George Pell’s heavy-handed comments ignore the pain of abuse victims

AUSTRALIA
WA Today

June 1, 2015

Steve Dow

Cardinal George Pell should stop making threats and make good on his promise to return home and appear before the royal commission.

Cardinal George Pell’s deep bass tone has taken an ugly, threatening turn. His thinly veiled threat to sool the lawyers on Peter Saunders for the abuse survivor’s 60 Minutes interview shows a Catholic Church deeply disconnected from public opinion that demands free speech be heard and children be protected.

Saunders, founder of a British charity for abuse victims and handpicked by Pope Francis to sit on the Pontifical Commission for the Protection of Minors, told the Channel Nine program that Pell was a “massive thorn” to the papacy and should be moved aside: “He has a catalogue of denigrating people, of acting with callousness, cold-heartedness, almost sociopathic I would go as far as to say, this lack of care.”

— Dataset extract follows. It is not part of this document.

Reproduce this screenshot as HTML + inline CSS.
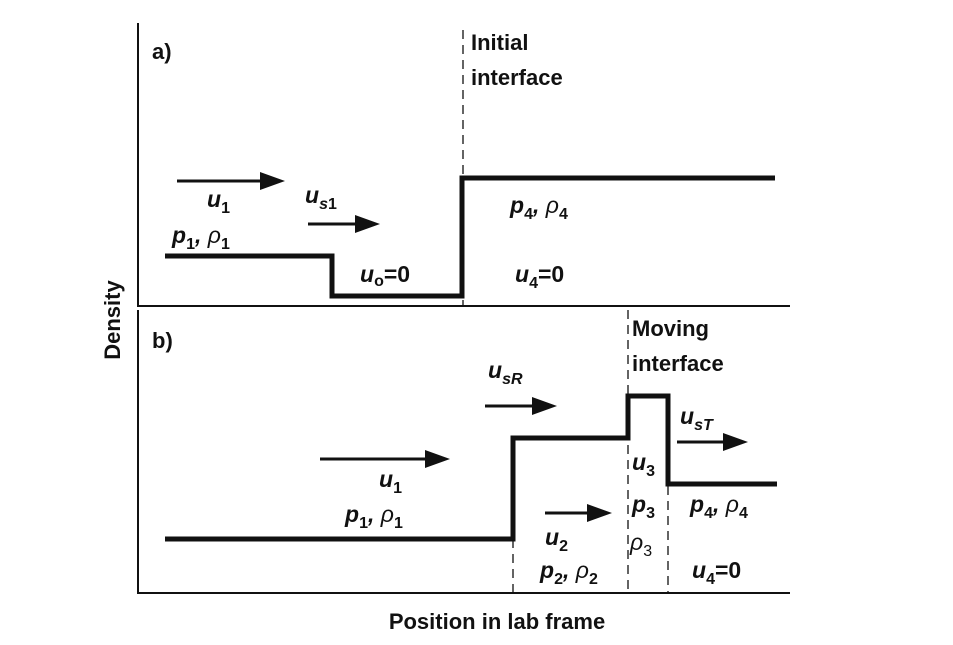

This internecine Vatican volley of words may well be defamatory, but how pathetic that the cardinal cannot see beyond his own bruised ego. Pell’s spokesman fired back that Saunders has never met Pell, the former Melbourne and Sydney archbishop: “The false and misleading claims made against his eminence are outrageous … there is no excuse for broadcasting incorrect and prejudicial material.”

His imperious “eminence” should drop the lawyerly threats, then put all his thinking into planning for the appearance he finally last week promised, to return home and make if requested by the Royal Commission into Institutional Responses to Child Sexual Abuse. We need to know what he has to say, for instance, about the allegations of abuse in Ballarat, and whether he was complicit in moving Australia’s worst paedophile priest, Gerald Ridsdale, to another parish.

Here’s my tip: when he finally does appear before the royal commission, he will obfuscate and protect his and the church’s own naked self-interest. Way back in late 2002, I sat down with Pell in his office near Sydney’s St Mary’s Cathedral. He was by this time Archbishop of Sydney, having moved up from Melbourne.